→ **Task objective**
Retype, word for word, the lines between the ones holding "Generate a LaTeX" and "(0,0) rectangle (550,491);", inclusive; pictures stay out of the copy.
↓
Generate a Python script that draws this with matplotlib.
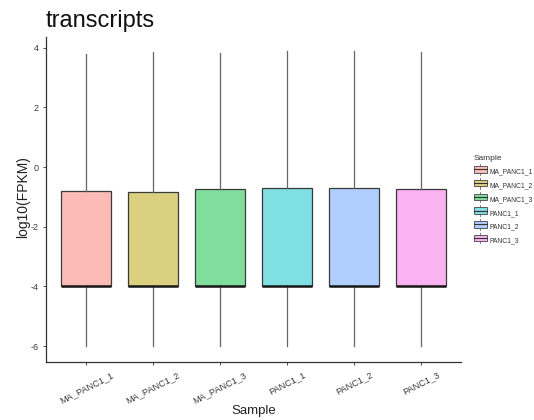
import matplotlib.pyplot as plt
import matplotlib.transforms as mtransforms
from matplotlib.patches import Patch
from matplotlib.lines import Line2D
from matplotlib.legend_handler import HandlerBase

plt.rcParams['font.family'] = ['Liberation Sans', 'DejaVu Sans']

samples = ['MA_PANC1_1', 'MA_PANC1_2', 'MA_PANC1_3', 'PANC1_1', 'PANC1_2', 'PANC1_3']
whisker_hi = [3.79, 3.85, 3.82, 3.88, 3.88, 3.85]
q3 = [-0.79, -0.82, -0.74, -0.70, -0.70, -0.73]
median = [-4.0, -4.0, -4.0, -4.0, -4.0, -4.0]
q1 = [-4.0, -4.0, -4.0, -4.0, -4.0, -4.0]
whisker_lo = [-6.0, -6.0, -6.0, -6.0, -6.0, -6.0]
colors = ['#F8766D', '#B79F00', '#00BA38', '#00BFC4', '#619CFF', '#F564E3']

W, H = 534, 420
fig = plt.figure(figsize=(W / 100, H / 100), dpi=100)
ax = fig.add_axes([46 / W, 1 - 361.7 / H, 415 / W, 324.7 / H])

stats = []
for i, s in enumerate(samples):
    stats.append(dict(label=s, whislo=whisker_lo[i], q1=q1[i], med=median[i],
                      q3=q3[i], whishi=whisker_hi[i], fliers=[]))


def lighten(c):
    # ggplot fill with alpha 0.5 over white
    r, g, b = [int(c[k:k + 2], 16) for k in (1, 3, 5)]
    return ((r + 255) / 510, (g + 255) / 510, (b + 255) / 510)


fills = [lighten(c) for c in colors]

bp = ax.bxp(stats, positions=range(1, 7), widths=0.75, patch_artist=True,
            showcaps=False,
            boxprops=dict(edgecolor='#3a3a3a', linewidth=0.9),
            whiskerprops=dict(color='#666666', linewidth=0.9),
            medianprops=dict(color='#1a1a1a', linewidth=1.8))
for patch, f in zip(bp['boxes'], fills):
    patch.set_facecolor(f)

ax.set_xlim(0.4, 6.6)
ax.set_ylim(-6.52, 4.36)
ax.set_yticks([-6, -4, -2, 0, 2, 4])
ax.set_yticklabels(['-6', '-4', '-2', '0', '2', '4'])
ax.set_xticks(range(1, 7))
ax.set_xticklabels(samples, rotation=27, ha='center', va='top')
shift = mtransforms.ScaledTranslation(5 / 100, 0, fig.dpi_scale_trans)
for lab in ax.get_xticklabels():
    lab.set_transform(lab.get_transform() + shift)

for side in ('top', 'right'):
    ax.spines[side].set_visible(False)
for side in ('left', 'bottom'):
    ax.spines[side].set_color('#333333')
    ax.spines[side].set_linewidth(0.9)
ax.tick_params(axis='y', labelsize=6.5, colors='#4d4d4d', length=2, width=0.7, pad=3)
ax.tick_params(axis='x', labelsize=6.6, colors='#4d4d4d', length=2, width=0.7, pad=4)
for lab in ax.get_xticklabels() + ax.get_yticklabels():
    lab.set_color('#3a3a3a')

fig.text(253.5 / W, 1 - 411 / H, 'Sample', fontsize=9.5, color='#222222',
         ha='center', va='center')
fig.text(23 / W, 1 - 197 / H, 'log10(FPKM)', fontsize=10, color='#222222',
         ha='center', va='center', rotation=90)
fig.text(46 / W, 1 - 27 / H, 'transcripts', fontsize=17, color='#111111',
         ha='left', va='baseline')


class BoxKey(HandlerBase):
    def create_artists(self, legend, orig, xd, yd, w, h, fs, trans):
        cx = xd + w / 2
        line = Line2D([cx, cx], [yd - 1.5, yd + h + 1.5], color='#666666', lw=0.6,
                      transform=trans)
        rect = plt.Rectangle((xd, yd), w, h, facecolor=orig.get_facecolor(),
                             edgecolor='#444444', lw=0.6, transform=trans)
        mid = Line2D([xd, xd + w], [yd + h / 2, yd + h / 2], color='#333333',
                     lw=0.8, transform=trans)
        return [line, rect, mid]


handles = [Patch(facecolor=f, label=s) for f, s in zip(fills, samples)]
leg = fig.legend(handles=handles, title='Sample', loc='upper left',
                 bbox_to_anchor=(474 / W, 1 - 155 / H), frameon=False, fontsize=4.9,
                 title_fontsize=6, handler_map={Patch: BoxKey()},
                 handlelength=1.9, handleheight=1.1, labelspacing=0.9,
                 handletextpad=0.4, borderaxespad=0, borderpad=0)
leg._legend_box.align = 'left'
for t in leg.get_texts():
    t.set_color('#333333')
leg.get_title().set_color('#333333')

fig.savefig('out.png', dpi=100)
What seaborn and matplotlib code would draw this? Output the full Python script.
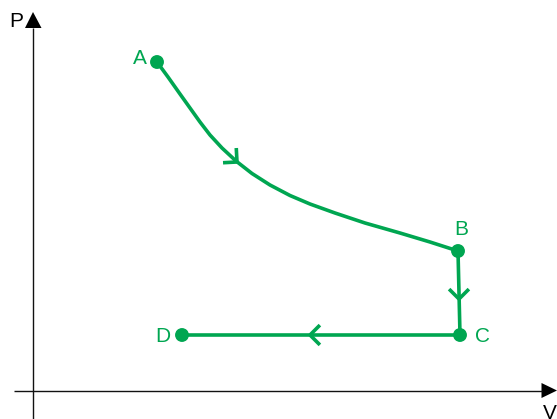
import matplotlib
matplotlib.use("Agg")
import matplotlib.pyplot as plt
import seaborn as sns
import pandas as pd
import numpy as np
from matplotlib.patches import Polygon

sns.set_theme(style="white")
plt.rcParams['font.family'] = ['Liberation Sans', 'DejaVu Sans']

GREEN = "#00a651"
W, H = 557, 419

# Process curve A -> B (pixel-based coordinates: V = x, P = H - y)
curve_v = [157, 168, 180, 190, 200, 210, 222, 236, 252, 270, 290, 310, 335, 365, 400, 430, 458]
curve_y = [62, 77, 94, 108, 122, 135, 148, 161, 173.5, 185, 195.5, 204, 213, 223, 233, 242, 251]
# Straight segments B -> C -> D
seg_v = [458, 460, 182]
seg_y = [251, 335, 335]
# State points
pt_names = ["A", "B", "C", "D"]
pt_v = [157, 458, 460, 182]
pt_y = [62, 251, 335, 335]
lab_v = [140, 461, 483, 163]
lab_y = [58, 229, 336, 336]
# Direction chevrons: apex and travel direction (degrees, screen coords)
arr_v = [237, 459, 310]
arr_y = [162, 299, 335]
arr_dir = [-42, -90, 180]

curve = pd.DataFrame({"V": curve_v, "P": [H - y for y in curve_y]})
seg = pd.DataFrame({"V": seg_v, "P": [H - y for y in seg_y]})
pts = pd.DataFrame({"V": pt_v, "P": [H - y for y in pt_y]})

fig = plt.figure(figsize=(W / 100, H / 100), dpi=100)
ax = fig.add_axes([0, 0, 1, 1])
ax.set_xlim(0, W)
ax.set_ylim(0, H)
ax.axis("off")

# coordinate axes
ax.plot([33, 33], [0, H - 28], color="#111111", lw=1.0, solid_capstyle="butt")
ax.add_patch(Polygon([[25, H - 28], [41.5, H - 28], [33, H - 12]], closed=True,
                     color="#000000", lw=0))
ax.plot([14, 542], [H - 391, H - 391], color="#111111", lw=1.0, solid_capstyle="butt")
ax.add_patch(Polygon([[541.5, H - 383], [541.5, H - 398], [557, H - 390.5]], closed=True,
                     color="#000000", lw=0))
ax.text(16, H - 22, "P", fontsize=15, ha="center", va="center", color="#000000")
ax.text(550, H - 413, "V", fontsize=15, ha="center", va="center", color="#000000")

sns.lineplot(data=curve, x="V", y="P", sort=False, estimator=None, ax=ax,
             color=GREEN, lw=2.6, legend=False)
sns.lineplot(data=seg, x="V", y="P", sort=False, estimator=None, ax=ax,
             color=GREEN, lw=2.6, legend=False)
for line in ax.get_lines():
    line.set_solid_joinstyle("round")
sns.scatterplot(data=pts, x="V", y="P", ax=ax, color=GREEN, s=100,
                edgecolor="none", zorder=5, legend=False)

# chevrons
L = 14
for v, y, d in zip(arr_v, arr_y, arr_dir):
    ang = np.deg2rad(d)
    back = ang + np.pi
    for s in (-1, 1):
        a = back + s * np.pi / 4
        x2 = v + L * np.cos(a)
        y2 = (H - y) + L * np.sin(a)
        ax.plot([v, x2], [H - y, y2], color=GREEN, lw=2.6, solid_capstyle="butt")

for n, v, y in zip(pt_names, lab_v, lab_y):
    ax.text(v, H - y, n, fontsize=15, ha="center", va="center", color=GREEN)

ax.set_xlabel("")
ax.set_ylabel("")
fig.savefig("out.png", dpi=100)
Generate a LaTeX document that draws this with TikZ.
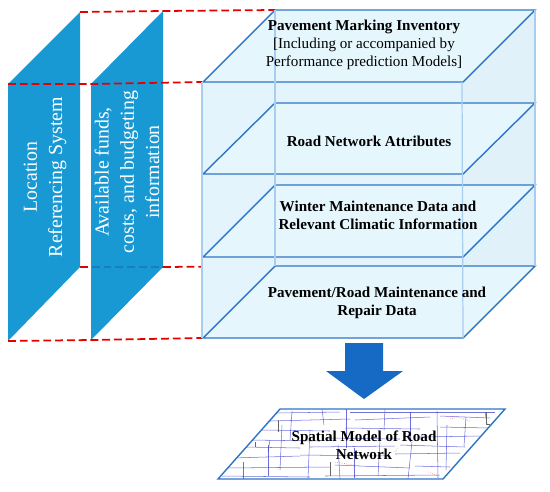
\documentclass[tikz,border=0pt]{standalone}
\usepackage{fontspec}
\setmainfont{Liberation Serif}
\usetikzlibrary{positioning, calc}
\definecolor{PanelBlue}{RGB}{0, 142, 207}
\definecolor{SlabBlue}{RGB}{46, 117, 198}
\definecolor{SlabFill}{RGB}{230, 246, 253}
\definecolor{FrontFill}{RGB}{227, 244, 252}
\definecolor{SideFill}{RGB}{225, 241, 250}
\definecolor{CubeLine}{RGB}{168, 205, 240}
\definecolor{ArrowBlue}{RGB}{22, 106, 196}
\tikzset{
    panelbox/.style={
        fill=PanelBlue,
        fill opacity=0.9,
        draw=none
    },
    paneltext/.style={
        text=white,
        rotate=90,
        align=center,
        font=\fontsize{11.3}{14.4}\selectfont
    },
    slabbox/.style={
        draw=SlabBlue,
        line width=0.8pt,
        fill=SlabFill
    },
    slabtext/.style={
        align=center,
        text=black,
        font=\fontsize{8.6}{10.3}\selectfont\bfseries
    },
    cubeline/.style={
        draw=CubeLine,
        line width=0.7pt
    },
    redlink/.style={
        draw=red!90!black,
        dash pattern=on 4.5pt off 2.2pt,
        line width=1pt
    },
    bigarrow/.style={
        fill=ArrowBlue,
        draw=none
    },
    road/.style={
        draw=blue!60!gray,
        opacity=0.7,
        line width=0.3pt
    },
    roadred/.style={
        draw=red!70,
        line width=0.3pt,
        densely dotted
    },
    roadgray/.style={
        draw=black!60,
        line width=0.3pt
    }
}
\begin{document}
\begin{tikzpicture}[x=0.02cm, y=-0.02cm]
    \useasboundingbox (0,0) rectangle (550,491);

    % corners of the two side panels
    \coordinate (locTL) at (8,84);
    \coordinate (locTR) at (80,12);
    \coordinate (locBR) at (80,267);
    \coordinate (locBL) at (8,341);
    \coordinate (fundTL) at (91,84);
    \coordinate (fundTR) at (163,11);
    \coordinate (fundBR) at (163,267);
    \coordinate (fundBL) at (91,340);

    % corners of the cube
    \coordinate (cubeFTL) at (202,82);
    \coordinate (cubeFTR) at (462,82);
    \coordinate (cubeFBL) at (202,338);
    \coordinate (cubeFBR) at (463,338);
    \coordinate (cubeBTL) at (275,10);
    \coordinate (cubeBTR) at (535,10);
    \coordinate (cubeBBL) at (275,266);
    \coordinate (cubeBBR) at (535,266);

    % red link hidden by the second panel
    \draw[redlink] (locBR) -- (fundBR);

    \fill[panelbox] (locTL) -- (locTR) -- (locBR) -- (locBL) -- cycle;
    \fill[panelbox] (fundTL) -- (fundTR) -- (fundBR) -- (fundBL) -- cycle;

    \draw[redlink] (locTR) -- (fundTR) -- (cubeBTL);
    \draw[redlink] (locTL) -- (fundTL) -- (cubeFTL);
    \draw[redlink] (fundBR) -- (cubeBBL);
    \draw[redlink] (locBL) -- (fundBL) -- (cubeFBL);

    \node[paneltext] (loc) at (45,177) {Location\\Referencing System};
    \node[paneltext] (fund) at (127,172) {Available funds,\\costs, and budgeting\\information};

    % cube faces
    \fill[FrontFill] (cubeFTL) -- (cubeFTR) -- (cubeFBR) -- (cubeFBL) -- cycle;
    \fill[SideFill] (cubeFTR) -- (cubeBTR) -- (cubeBBR) -- (cubeFBR) -- cycle;

    % the four layers
    \foreach \name/\front/\back in {one/82/10, two/174/103, three/257/185, four/338/266}{
        \draw[slabbox] (203,\front) -- (463,\front) -- (535,\back) -- (275,\back) -- cycle;
    }
    \draw[cubeline] (cubeFTL) -- (cubeFBL);
    \draw[cubeline] (cubeFTR) -- (cubeFBR);
    \draw[cubeline] (cubeBTL) -- (cubeBBL);
    \draw[cubeline] (cubeBTR) -- (cubeBBR);

    \node[slabtext] (inventory) at (364,45) {Pavement Marking Inventory\\{\mdseries [Including or accompanied by}\\{\mdseries Performance prediction Models]}};
    \node[slabtext] (attributes) at (369,141) {Road Network Attributes};
    \node[slabtext] (winter) at (378,215) {Winter Maintenance Data and\\Relevant Climatic Information};
    \node[slabtext] (repair) at (377,303) {Pavement/Road Maintenance and\\Repair Data};

    % down arrow
    \fill[bigarrow] (345,343) -- (383,343) -- (383,371) -- (403,371) -- (364,399) -- (326,371) -- (345,371) -- cycle;

    % map of the road network
    \coordinate (mapTL) at (280,409);
    \coordinate (mapTR) at (505,409);
    \coordinate (mapBR) at (443,479);
    \coordinate (mapBL) at (218,479);
    \begin{scope}
        \clip (mapTL) -- (mapTR) -- (mapBR) -- (mapBL) -- cycle;
        \foreach \xa/\ya/\xb/\yb in {
            276/413/340/412, 350/412/495/412, 270/421/350/419, 355/420/430/417, 440/416/490/418,
            262/430/330/431, 345/428/420/429, 440/427/490/428,
            250/440/320/441, 325/438/400/439, 420/437/480/436,
            244/447/300/448, 310/447/395/446, 400/445/465/447,
            232/458/300/456, 300/455/390/456, 395/454/460/453,
            225/468/330/467, 335/465/410/468, 415/466/450/467,
            222/476/310/477, 325/476/440/475,
            292/411/290/440, 282/425/280/470, 268/445/268/476, 243/462/243/479,
            322/409/324/425, 346/409/346/448, 338/445/340/479, 310/430/308/478,
            385/409/384/430, 410/412/410/442, 412/442/408/479, 437/411/438/478,
            466/417/464/446, 447/425/446/470, 380/440/378/476, 354/448/354/478,
            270/440/268/452, 485/412/487/424
        }{
            \draw[road] (\xa,\ya) -- (\xb,\yb);
        }
        \draw[roadgray] (330,462) -- (330,476);
        \draw[roadgray] (278,420) -- (278,432);
        \draw[roadgray] (486,412) -- (486,424) -- (490,424);
        \draw[roadgray] (255,442) -- (255,447);
        \draw[roadred] (450,419) -- (458,417) -- (470,421);
        \draw[roadred] (335,462) -- (360,466);
        \draw[roadred] (428,472) -- (438,476);
        \draw[roadred] (395,452) -- (398,448);
    \end{scope}
    \draw[draw=SlabBlue, line width=0.8pt] (mapTL) -- (mapTR) -- (mapBR) -- (mapBL) -- cycle;
    \node[slabtext] (model) at (364,445) {Spatial Model of Road\\Network};
\end{tikzpicture}
\end{document}
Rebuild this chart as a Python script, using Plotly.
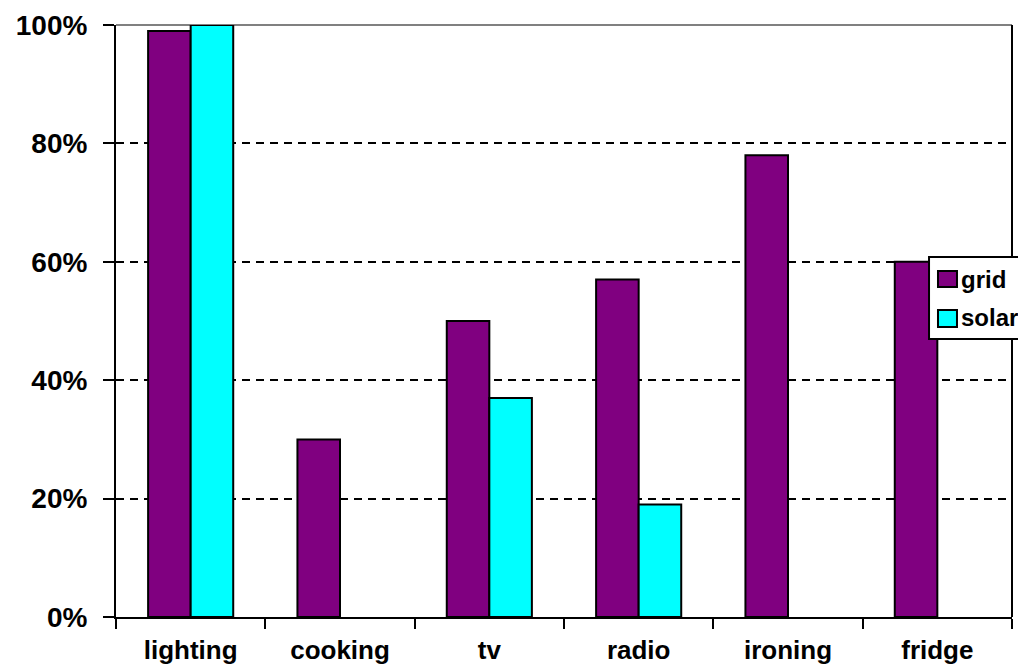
import plotly.graph_objects as go

categories = ["lighting", "cooking", "tv", "radio", "ironing", "fridge"]
grid_values = [99, 30, 50, 57, 78, 60]
solar_values = [100, 0, 37, 19, 0, 0]
y_ticks = [0, 20, 40, 60, 80, 100]
y_tick_labels = ["0%", "20%", "40%", "60%", "80%", "100%"]
series_names = ["grid", "solar"]
series_colors = ["#800080", "#00FFFF"]

FONT = "Arial, Liberation Sans, sans-serif"

fig = go.Figure()
for name, vals, col in zip(series_names, [grid_values, solar_values], series_colors):
    fig.add_trace(go.Bar(
        x=categories, y=[v if v else None for v in vals], name=name, showlegend=False,
        marker=dict(color=col, line=dict(color="black", width=2)),
    ))

fig.update_layout(
    width=1060, height=670,
    margin=dict(l=108, r=56, t=17, b=61, autoexpand=False),
    paper_bgcolor="white", plot_bgcolor="white",
    barmode="group", bargap=0.43, bargroupgap=0,
    font=dict(family=FONT, color="black"),
    showlegend=False,
)
fig.update_xaxes(
    type="category", tickson="boundaries", automargin=False,
    ticks="outside", ticklen=10, tickwidth=2, tickcolor="black",
    showline=True, linecolor="black", linewidth=2,
    showgrid=False,
    tickfont=dict(size=26, family=FONT, color="black", weight="bold"),
    ticklabelstandoff=9,
)
fig.update_yaxes(
    range=[0, 100], tickvals=y_ticks, ticktext=y_tick_labels, automargin=False,
    ticks="outside", ticklen=11, tickwidth=2, tickcolor="black",
    showline=True, linecolor="black", linewidth=2,
    showgrid=True, gridcolor="black", gridwidth=2, griddash="8px,6px",
    zeroline=False,
    tickfont=dict(size=28, family=FONT, color="black", weight="bold"),
    ticklabelstandoff=10,
)
# gray top border of plot area beneath the dashed gridline
fig.add_shape(type="line", xref="paper", yref="paper", x0=0, x1=1, y0=1, y1=1,
              line=dict(color="#808080", width=2), layer="below")
# right border of plot area
fig.add_shape(type="line", xref="paper", yref="paper", x0=1, x1=1, y0=0, y1=1,
              line=dict(color="black", width=2))

# manual legend box (clipped at the right edge, as in the reference)
fig.add_shape(type="rect", xref="paper", yref="paper",
              x0=0.9074, x1=1.040, y0=0.4696, y1=0.6081,
              fillcolor="white", line=dict(color="black", width=2), layer="above")
sw_y = [(0.5574, 0.5845), (0.4899, 0.5186)]
txt_y = [0.5709, 0.5051]
for name, col, (y0, y1), ty in zip(series_names, series_colors, sw_y, txt_y):
    fig.add_shape(type="rect", xref="paper", yref="paper",
                  x0=0.9174, x1=0.9386, y0=y0, y1=y1,
                  fillcolor=col, line=dict(color="black", width=2), layer="above")
    fig.add_annotation(xref="paper", yref="paper", x=0.9405, y=ty,
                       xanchor="left", yanchor="middle", showarrow=False,
                       text=name, font=dict(size=24, family=FONT, color="black", weight="bold"))

fig.write_html("out.html")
↑
→ **Task response**
Generate a LaTeX document that draws this with TikZ.
\documentclass[tikz,border=0pt]{standalone}
\usepackage{fontspec}
\setmainfont{Liberation Serif}
\usetikzlibrary{positioning, calc}
\definecolor{PanelBlue}{RGB}{0, 142, 207}
\definecolor{SlabBlue}{RGB}{46, 117, 198}
\definecolor{SlabFill}{RGB}{230, 246, 253}
\definecolor{FrontFill}{RGB}{227, 244, 252}
\definecolor{SideFill}{RGB}{225, 241, 250}
\definecolor{CubeLine}{RGB}{168, 205, 240}
\definecolor{ArrowBlue}{RGB}{22, 106, 196}
\tikzset{
    panelbox/.style={
        fill=PanelBlue,
        fill opacity=0.9,
        draw=none
    },
    paneltext/.style={
        text=white,
        rotate=90,
        align=center,
        font=\fontsize{11.3}{14.4}\selectfont
    },
    slabbox/.style={
        draw=SlabBlue,
        line width=0.8pt,
        fill=SlabFill
    },
    slabtext/.style={
        align=center,
        text=black,
        font=\fontsize{8.6}{10.3}\selectfont\bfseries
    },
    cubeline/.style={
        draw=CubeLine,
        line width=0.7pt
    },
    redlink/.style={
        draw=red!90!black,
        dash pattern=on 4.5pt off 2.2pt,
        line width=1pt
    },
    bigarrow/.style={
        fill=ArrowBlue,
        draw=none
    },
    road/.style={
        draw=blue!60!gray,
        opacity=0.7,
        line width=0.3pt
    },
    roadred/.style={
        draw=red!70,
        line width=0.3pt,
        densely dotted
    },
    roadgray/.style={
        draw=black!60,
        line width=0.3pt
    }
}
\begin{document}
\begin{tikzpicture}[x=0.02cm, y=-0.02cm]
    \useasboundingbox (0,0) rectangle (550,491);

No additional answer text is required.